The river before we started
Bonus:  If you have had the want to do a triathlon but one or more legs of the race intimidate you, you have options.  Volunteer!  A great way to see how things are done and give back to the community at the same time.  Another thing you can do is sign up for the Aquabike division, where you only do the swim and bike.  Or you could grab one or two friends and do a relay.  Each one of you do one of the legs of the race (with a 2 person team one of you will have to do two of the legs).

Sorry, this post has gotten very long.  I hope you made it through it all.

Is a triathlon something that is on your bucket list?  Have you ever done one?  Do you have any other tips?  Anything that you might want more information on that I could incorporate into another post?
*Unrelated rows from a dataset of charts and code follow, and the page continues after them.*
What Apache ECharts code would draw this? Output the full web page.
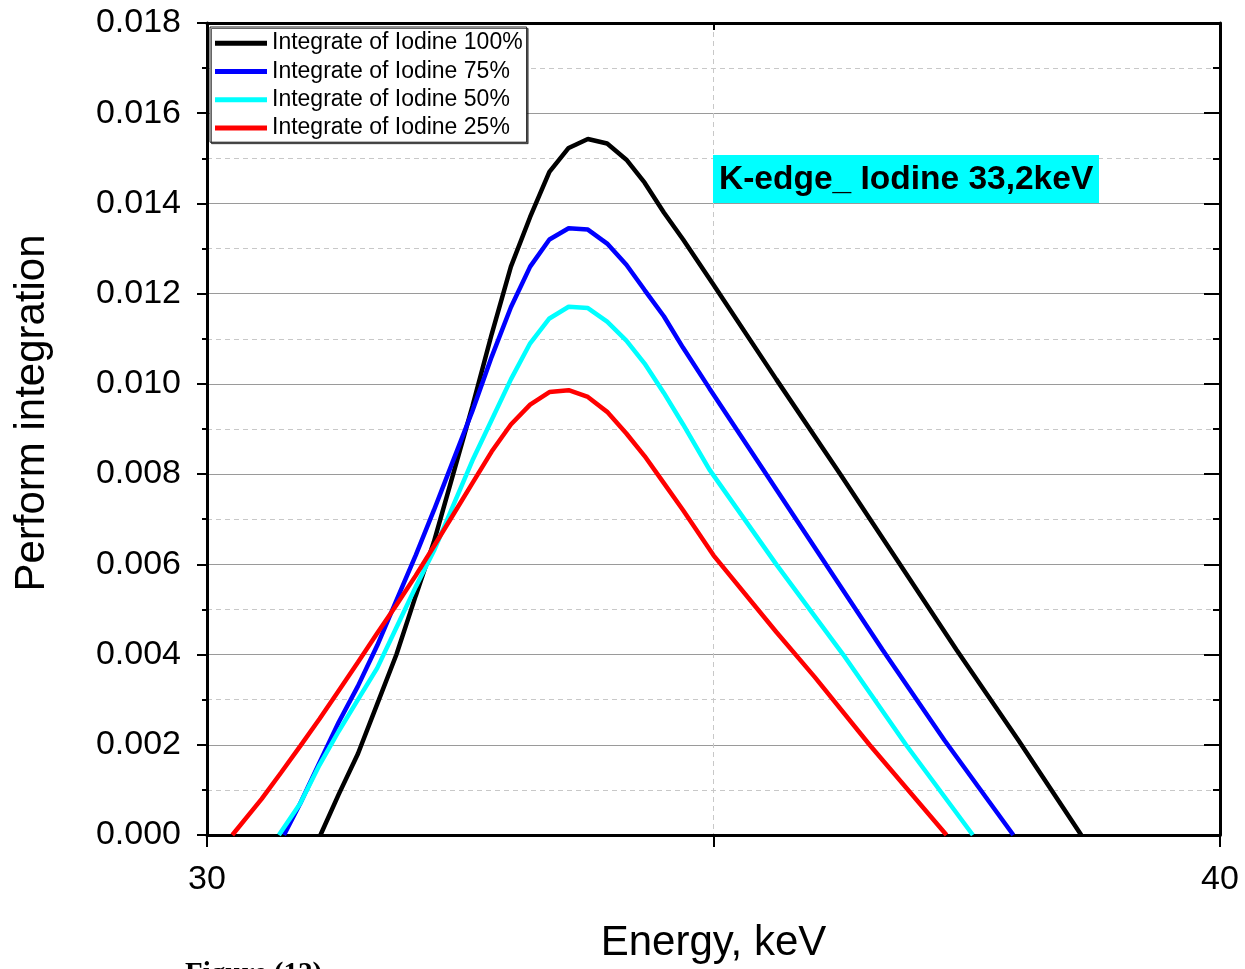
<!DOCTYPE html>
<html>
<head>
<meta charset="utf-8">
<script src="https://cdn.jsdelivr.net/npm/echarts@6/dist/echarts.min.js"></script>
<style>
html,body{margin:0;padding:0;background:#fff;}
#chart{width:1245px;height:969px;}
</style>
</head>
<body>
<div id="chart"></div>
<script>
// ---- data ----
const seriesNames = ['Integrate of Iodine 100%', 'Integrate of Iodine 75%', 'Integrate of Iodine 50%', 'Integrate of Iodine 25%'];
const seriesColors = ['#000000', '#0000ff', '#00ffff', '#ff0000'];

const energy100 = [31.12, 31.30, 31.49, 31.68, 31.87, 32.06, 32.24, 32.43, 32.62, 32.81, 33.00, 33.19, 33.38, 33.57, 33.76, 33.95, 34.14, 34.32, 34.51, 34.70, 35.00, 35.62, 36.25, 36.84, 37.40, 38.01, 38.63];
const value100  = [0, 0.0009, 0.0018, 0.0029, 0.0040, 0.0053, 0.0065, 0.0080, 0.0095, 0.0111, 0.0126, 0.0137, 0.0147, 0.01523, 0.01543, 0.01533, 0.01497, 0.01446, 0.0138, 0.0132, 0.0122, 0.0101, 0.0080, 0.0060, 0.0041, 0.0021, 0];

const energy75 = [30.76, 30.92, 31.11, 31.30, 31.49, 31.68, 31.87, 32.06, 32.24, 32.43, 32.62, 32.81, 33.00, 33.19, 33.38, 33.57, 33.76, 33.95, 34.14, 34.32, 34.51, 34.70, 34.96, 35.49, 36.05, 36.67, 37.28, 37.96];
const value75  = [0, 0.0007, 0.0016, 0.0025, 0.0033, 0.0042, 0.0052, 0.0062, 0.0072, 0.0083, 0.0094, 0.0106, 0.0117, 0.0126, 0.0132, 0.01345, 0.01342, 0.01311, 0.01264, 0.01208, 0.0115, 0.0108, 0.0099, 0.0081, 0.0062, 0.0041, 0.0021, 0];

const energy50 = [30.71, 30.92, 31.11, 31.30, 31.49, 31.68, 31.87, 32.06, 32.24, 32.43, 32.62, 32.81, 33.00, 33.19, 33.38, 33.57, 33.76, 33.95, 34.14, 34.32, 34.51, 34.70, 34.96, 35.62, 36.28, 36.90, 37.56];
const value50  = [0, 0.0007, 0.00155, 0.0023, 0.0030, 0.0037, 0.0046, 0.0055, 0.0063, 0.0073, 0.0083, 0.0092, 0.0101, 0.0109, 0.01145, 0.01171, 0.01168, 0.01138, 0.01096, 0.01045, 0.0098, 0.0091, 0.0081, 0.0060, 0.0040, 0.0020, 0];

const energy25 = [30.25, 30.54, 30.73, 30.92, 31.11, 31.30, 31.49, 31.68, 31.87, 32.06, 32.24, 32.43, 32.62, 32.81, 33.00, 33.19, 33.38, 33.57, 33.76, 33.95, 34.14, 34.32, 34.51, 34.70, 35.00, 35.62, 36.00, 36.54, 37.30];
const value25  = [0, 0.0008, 0.00138, 0.00197, 0.00257, 0.0032, 0.00383, 0.00447, 0.0051, 0.00575, 0.0064, 0.0071, 0.0078, 0.0085, 0.0091, 0.00954, 0.00982, 0.00986, 0.00971, 0.00938, 0.00890, 0.0084, 0.0078, 0.0072, 0.0062, 0.0045, 0.0035, 0.0020, 0];

const yTickLabels = ['0.000','0.002','0.004','0.006','0.008','0.010','0.012','0.014','0.016','0.018'];
const annotationText = 'K-edge_ Iodine 33,2keV';
const xAxisTitle = 'Energy, keV';
const yAxisTitle = 'Perform integration';
const figureCaption = 'Figure (12)';

// ---- chart ----
const FONT = '"Liberation Sans", Arial, sans-serif';
const energies = [energy100, energy75, energy50, energy25];
const values = [value100, value75, value50, value25];

const chart = echarts.init(document.getElementById('chart'), null, {renderer: 'canvas'});

const series = seriesNames.map((name, k) => ({
  name: name,
  type: 'line',
  xAxisIndex: 0,
  yAxisIndex: 0,
  data: energies[k].map((e, i) => [e, values[k][i]]),
  symbol: 'none',
  smooth: false,
  lineStyle: {color: seriesColors[k], width: 4.5},
  itemStyle: {color: seriesColors[k]},
  z: 3 + k
}));

const option = {
  animation: false,
  backgroundColor: '#ffffff',
  grid: {left: 207, right: 25, top: 23, bottom: 131, containLabel: false},
  legend: {
    show: true,
    orient: 'vertical',
    left: 210,
    top: 27,
    data: seriesNames,
    icon: 'rect',
    itemWidth: 52,
    itemHeight: 5,
    itemGap: 0,
    padding: [2, 4, 0, 5],
    backgroundColor: '#ffffff',
    borderColor: '#222',
    borderWidth: 1,
    shadowColor: 'rgba(0,0,0,0.6)',
    shadowOffsetX: 1.5,
    shadowOffsetY: 1.5,
    shadowBlur: 0,
    textStyle: {fontFamily: FONT, fontSize: 23, color: '#000', lineHeight: 28.3, height: 28.3},
    selectedMode: false
  },
  xAxis: [{
    type: 'value',
    position: 'bottom',
    min: 30, max: 40, interval: 10,
    name: xAxisTitle,
    nameLocation: 'middle',
    nameGap: 87,
    nameTextStyle: {fontFamily: FONT, fontSize: 42, color: '#000'},
    axisLine: {show: true, onZero: false, lineStyle: {color: '#000', width: 3}},
    axisTick: {show: true, inside: false, length: 12, lineStyle: {color: '#000', width: 2}},
    minorTick: {show: true, splitNumber: 2, length: 12, lineStyle: {color: '#000', width: 2}},
    axisLabel: {show: true, margin: 28, fontFamily: FONT, fontSize: 34, color: '#000'},
    splitLine: {show: false},
    minorSplitLine: {show: true, lineStyle: {color: '#c8c8c8', width: 1, type: [5, 4]}}
  }, {
    type: 'value',
    position: 'top',
    min: 30, max: 40, interval: 10,
    axisLine: {show: true, onZero: false, lineStyle: {color: '#000', width: 3}},
    axisTick: {show: true, inside: true, length: 14, lineStyle: {color: '#000', width: 2}},
    minorTick: {show: true, splitNumber: 2, length: 7, lineStyle: {color: '#000', width: 2}},
    axisLabel: {show: false},
    splitLine: {show: false}
  }],
  yAxis: [{
    type: 'value',
    position: 'left',
    min: 0, max: 0.018, interval: 0.002,
    axisLine: {show: true, onZero: false, lineStyle: {color: '#000', width: 3}},
    axisTick: {show: true, inside: false, length: 10, lineStyle: {color: '#000', width: 2}},
    minorTick: {show: true, splitNumber: 2, length: 5, lineStyle: {color: '#000', width: 2}},
    axisLabel: {
      show: true, margin: 26, fontFamily: FONT, fontSize: 34, color: '#000',
      formatter: function (v) { return yTickLabels[Math.round(v / 0.002)]; }
    },
    splitLine: {show: true, lineStyle: {color: '#9a9a9a', width: 1}},
    minorSplitLine: {show: true, lineStyle: {color: '#c8c8c8', width: 1, type: [5, 4]}}
  }, {
    type: 'value',
    position: 'right',
    min: 0, max: 0.018, interval: 0.002,
    axisLine: {show: true, onZero: false, lineStyle: {color: '#000', width: 3}},
    axisTick: {show: true, inside: true, length: 16, lineStyle: {color: '#000', width: 2}},
    minorTick: {show: true, splitNumber: 2, length: 7, lineStyle: {color: '#000', width: 2}},
    axisLabel: {show: false},
    splitLine: {show: false}
  }],
  graphic: [{
    type: 'text',
    x: 32, y: 413,
    rotation: Math.PI / 2,
    style: {text: yAxisTitle, font: '42px "Liberation Sans", Arial, sans-serif', fill: '#000', verticalAlign: 'middle', align: 'center'},
    z: 11
  }, {
    type: 'rect',
    shape: {x: 713, y: 155, width: 386, height: 48},
    style: {fill: '#00ffff'},
    z: 10
  }, {
    type: 'text',
    x: 719, y: 180,
    style: {text: annotationText, font: 'bold 33.5px "Liberation Sans", Arial, sans-serif', fill: '#000', verticalAlign: 'middle', align: 'left'},
    z: 11
  }, {
    type: 'text',
    x: 185, y: 975,
    style: {text: figureCaption, font: 'bold 29px "Liberation Serif", "Times New Roman", serif', fill: '#000', verticalAlign: 'middle', align: 'left'},
    z: 11
  }],
  series: series
};

chart.setOption(option);
</script>
</body>
</html>
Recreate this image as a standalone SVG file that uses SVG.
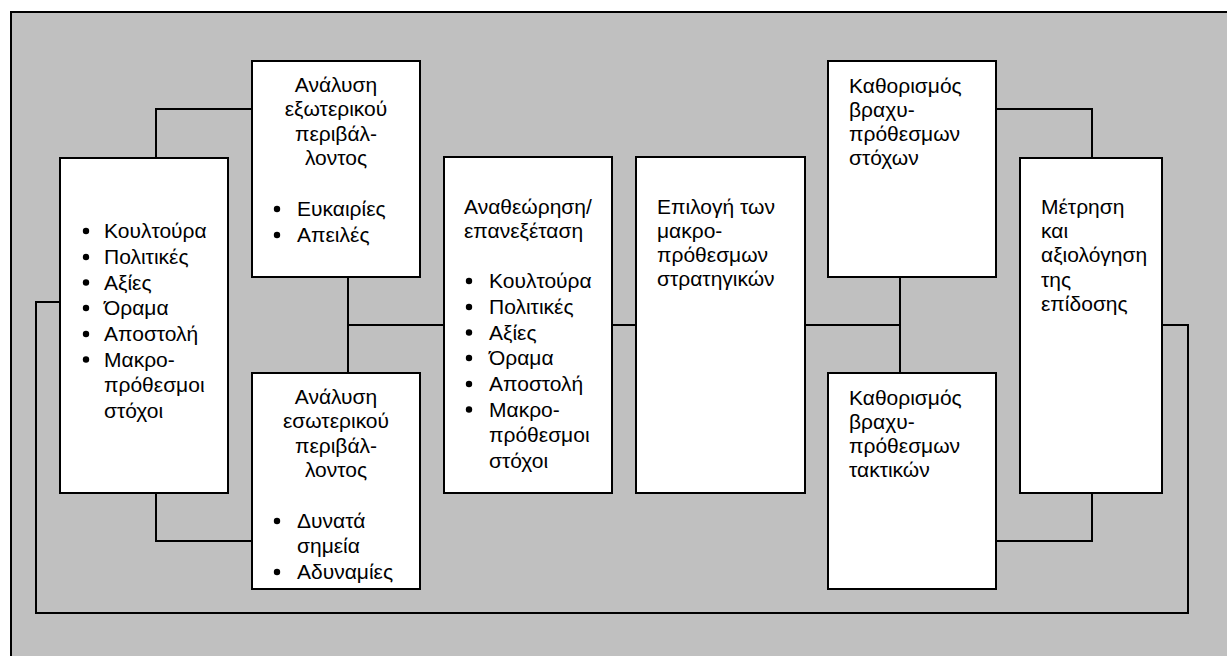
<svg xmlns="http://www.w3.org/2000/svg" width="1227" height="656" viewBox="0 0 1227 656">
<style>
.box{fill:#fff;stroke:#000;stroke-width:2}
.ln{fill:none;stroke:#000;stroke-width:2}
text{font-family:"Liberation Sans",Arial,sans-serif;font-size:21px;fill:#000}
.c{text-anchor:middle}
.b{fill:#000}
</style>
<rect x="11" y="12" width="1230" height="660" fill="#C0C0C0" stroke="#000" stroke-width="2"/>
<g id="connectors">
<path class="ln" d="M156,158 V109 H252"/>
<path class="ln" d="M156,493 V541 H252"/>
<path class="ln" d="M60,302 H36 V613 H1188 V325 H1162"/>
<path class="ln" d="M348,277 V373"/>
<path class="ln" d="M348,325 H444"/>
<path class="ln" d="M612,325 H636"/>
<path class="ln" d="M805,325 H900"/>
<path class="ln" d="M900,277 V373"/>
<path class="ln" d="M996,109 H1092 V158"/>
<path class="ln" d="M996,541 H1092 V493"/>
</g>
<g id="values">
<rect class="box" x="60" y="158" width="168" height="335"/>
<g class="b"><circle cx="86" cy="231" r="3.2"/><circle cx="86" cy="257" r="3.2"/><circle cx="86" cy="282.5" r="3.2"/><circle cx="86" cy="308" r="3.2"/><circle cx="86" cy="334" r="3.2"/><circle cx="86" cy="359.5" r="3.2"/></g>
<text x="104" y="238">Κουλτούρα</text>
<text x="104" y="264">Πολιτικές</text>
<text x="104" y="289.5">Αξίες</text>
<text x="104" y="315">Όραμα</text>
<text x="104" y="341">Αποστολή</text>
<text x="104" y="366.5">Μακρο-</text>
<text x="104" y="392">πρόθεσμοι</text>
<text x="104" y="418">στόχοι</text>
</g>
<g id="external">
<rect class="box" x="252" y="61" width="168" height="216"/>
<text class="c" x="336" y="92">Ανάλυση</text>
<text class="c" x="336" y="116">εξωτερικού</text>
<text class="c" x="336" y="141">περιβάλ-</text>
<text class="c" x="336" y="165">λοντος</text>
<g class="b"><circle cx="277" cy="209" r="3.2"/><circle cx="277" cy="235" r="3.2"/></g>
<text x="297" y="216">Ευκαιρίες</text>
<text x="297" y="242">Απειλές</text>
</g>
<g id="internal">
<rect class="box" x="252" y="373" width="168" height="216"/>
<text class="c" x="336" y="404">Ανάλυση</text>
<text class="c" x="336" y="428">εσωτερικού</text>
<text class="c" x="336" y="453">περιβάλ-</text>
<text class="c" x="336" y="477">λοντος</text>
<g class="b"><circle cx="277" cy="521" r="3.2"/><circle cx="277" cy="572" r="3.2"/></g>
<text x="297" y="528">Δυνατά</text>
<text x="297" y="553">σημεία</text>
<text x="297" y="579">Αδυναμίες</text>
</g>
<g id="review">
<rect class="box" x="444" y="157" width="168" height="336"/>
<text x="464" y="214">Αναθεώρηση/</text>
<text x="464" y="238">επανεξέταση</text>
<g class="b"><circle cx="469" cy="281" r="3.2"/><circle cx="469" cy="307" r="3.2"/><circle cx="469" cy="332.5" r="3.2"/><circle cx="469" cy="358" r="3.2"/><circle cx="469" cy="384" r="3.2"/><circle cx="469" cy="409.5" r="3.2"/></g>
<text x="489" y="288">Κουλτούρα</text>
<text x="489" y="314">Πολιτικές</text>
<text x="489" y="339.5">Αξίες</text>
<text x="489" y="365">Όραμα</text>
<text x="489" y="391">Αποστολή</text>
<text x="489" y="416.5">Μακρο-</text>
<text x="489" y="442">πρόθεσμοι</text>
<text x="489" y="468">στόχοι</text>
</g>
<g id="strategies">
<rect class="box" x="636" y="157" width="169" height="336"/>
<text x="657" y="214">Επιλογή των</text>
<text x="657" y="238">μακρο-</text>
<text x="657" y="262">πρόθεσμων</text>
<text x="657" y="286">στρατηγικών</text>
</g>
<g id="goals">
<rect class="box" x="828" y="61" width="168" height="216"/>
<text x="849" y="93">Καθορισμός</text>
<text x="849" y="117">βραχυ-</text>
<text x="849" y="141">πρόθεσμων</text>
<text x="849" y="165">στόχων</text>
</g>
<g id="tactics">
<rect class="box" x="828" y="373" width="168" height="216"/>
<text x="849" y="405">Καθορισμός</text>
<text x="849" y="429">βραχυ-</text>
<text x="849" y="453">πρόθεσμων</text>
<text x="849" y="477">τακτικών</text>
</g>
<g id="measure">
<rect class="box" x="1020" y="158" width="142" height="335"/>
<text x="1041" y="214">Μέτρηση</text>
<text x="1041" y="238">και</text>
<text x="1041" y="262">αξιολόγηση</text>
<text x="1041" y="287">της</text>
<text x="1041" y="311">επίδοσης</text>
</g>
</svg>
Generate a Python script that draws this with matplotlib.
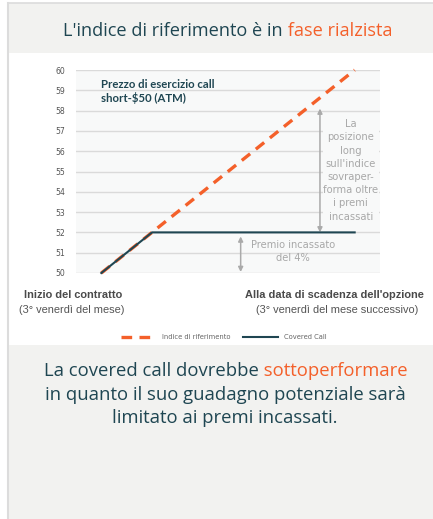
import numpy as np
import matplotlib
matplotlib.use("Agg")
import matplotlib.pyplot as plt
from matplotlib.patches import Rectangle
from matplotlib.lines import Line2D

# data
y_ticks = [50, 51, 52, 53, 54, 55, 56, 57, 58, 59, 60]
index_x = [0, 10]
index_y = [50, 60]
call_x = [0, 2, 10]
call_y = [50, 52, 52]
legend_labels = ["Indice di riferimento", "Covered Call"]

W, H = 433, 519
TEAL = "#1f4652"
ORANGE = "#f4602a"
PANEL = "#f2f2f0"
GREY_TXT = "#a8a8a8"
HEAD_FONT = "Open Sans"


def fx(px):
    return px / W


def fy(py):
    return 1 - py / H


fig = plt.figure(figsize=(W / 100, H / 100), dpi=100)
fig.patch.set_facecolor("white")

# panels and borders
fig.add_artist(Rectangle((fx(8), fy(53)), 1, fy(3) - fy(53), transform=fig.transFigure,
                         facecolor=PANEL, edgecolor="none", zorder=0))
fig.add_artist(Rectangle((fx(8), 0), 1, fy(345), transform=fig.transFigure,
                         facecolor=PANEL, edgecolor="none", zorder=0))
fig.add_artist(Line2D([fx(8), 1], [fy(3), fy(3)], transform=fig.transFigure, color="#dcdcdc", lw=1.2))
fig.add_artist(Line2D([fx(8), fx(8)], [0, fy(3)], transform=fig.transFigure, color="#dcdcdc", lw=1.5))


def rich_line(cx, cy, parts, size, family=HEAD_FONT):
    texts = [fig.text(0, fy(cy), s, color=c, fontsize=size, family=family, va="center", ha="left")
             for s, c in parts]
    r = fig.canvas.get_renderer()
    widths = [t.get_window_extent(r).width for t in texts]
    x = cx - sum(widths) / 2
    for t, w in zip(texts, widths):
        t.set_x(fx(x))
        x += w


rich_line(228, 31, [("L'indice di riferimento è in", TEAL), (" fase rialzista", ORANGE)], 13.1)

# chart
ax = fig.add_axes([fx(76), fy(273), fx(380) - fx(76), fy(70) - fy(273)])
ax.set_facecolor("#f8f9f9")
ax.set_xlim(-1, 11)
ax.set_ylim(50, 60)
ax.set_yticks(y_ticks)
ax.set_xticks([])
ax.grid(axis="y", color="#dadada", lw=1)
ax.set_axisbelow(True)
for s in ax.spines.values():
    s.set_visible(False)
ax.tick_params(axis="y", length=0, pad=8, labelsize=5.6, labelcolor="#555555")

l1, = ax.plot(index_x, index_y, color=ORANGE, lw=2.4, ls=(0, (3.2, 2.2)), clip_on=False, zorder=3)
l2, = ax.plot(call_x, call_y, color=TEAL, lw=1.5, clip_on=False, zorder=4)

ax.text(0, 59.55, "Prezzo di esercizio call\nshort-$50 (ATM)", color=TEAL, fontsize=8.2,
        fontweight="bold", family="Lato", va="top", ha="left", linespacing=1.2)

arrow = dict(arrowstyle="<|-|>", color="#aaaaaa", lw=1.1, mutation_scale=7,
             shrinkA=0, shrinkB=0)
ax.annotate("", xy=(8.63, 58.1), xytext=(8.63, 52.0), arrowprops=arrow)
ax.annotate("", xy=(5.5, 51.8), xytext=(5.5, 50.05), arrowprops=arrow)

ax.text(9.85, 55.05, "La\nposizione\nlong\nsull'indice\nsovraper-\nforma oltre\ni premi\nincassati",
        color=GREY_TXT, fontsize=8, family="DejaVu Sans", fontstretch="condensed",
        ha="center", va="center", linespacing=1.4,
        bbox=dict(facecolor="#f8f9f9", edgecolor="none", pad=0.5))
ax.text(7.57, 51.05, "Premio incassato\ndel 4%", color=GREY_TXT, fontsize=7.9, family="DejaVu Sans",
        fontstretch="condensed", ha="center", va="center", linespacing=1.38)

# x labels
fig.text(fx(73), fy(295), "Inizio del contratto", ha="center", va="center", fontsize=7.9,
         fontweight="bold", family="Liberation Sans", color="#4a4a4a")
fig.text(fx(72), fy(310), "(3° venerdì del mese)", ha="center", va="center", fontsize=7.9,
         family="Liberation Sans", color="#555555")
fig.text(fx(334), fy(295), "Alla data di scadenza dell'opzione", ha="center", va="center", fontsize=7.9,
         fontweight="bold", family="Liberation Sans", color="#4a4a4a")
fig.text(fx(337), fy(310), "(3° venerdì del mese successivo)", ha="center", va="center", fontsize=7.9,
         family="Liberation Sans", color="#555555")

leg = fig.legend([l1, l2], legend_labels, loc="center", bbox_to_anchor=(fx(224), fy(337)), ncol=2,
                 frameon=False, handlelength=4.7, handletextpad=0.8, columnspacing=1.6,
                 prop=dict(family="DejaVu Sans", stretch="condensed", size=5.4))
for t in leg.get_texts():
    t.set_color("#666666")

# bottom text
rich_line(226, 371, [("La covered call dovrebbe", TEAL), (" sottoperformare", ORANGE)], 13.3)
rich_line(225, 395, [("in quanto il suo guadagno potenziale sarà", TEAL)], 13.3)
rich_line(225, 418, [("limitato ai premi incassati.", TEAL)], 13.3)

fig.savefig("out.png", dpi=100)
I'm linking up with Fairytales and Fitness and Running on Happy for Friday Five 2.0


  1. I've been tri training hard this spring/summer and focusing more on the bike. It's been paying off for me. Good luck w your training

  2. I never ever had a desire to do a tri but as you now I've been thinking about our local one here! I read every word of this and now I am nervous to try! Haha. I had no idea people would tap your foot if they want to pass you! Can I get a swim angel in the

  3. Thanks for breaking this down for me. My husband is interested in tris but we have no idea where to start. I have zero interest because I'm a terrible swimmer and I'm scared of cycling on roads. ;) But this is great for planning my husband's workouts!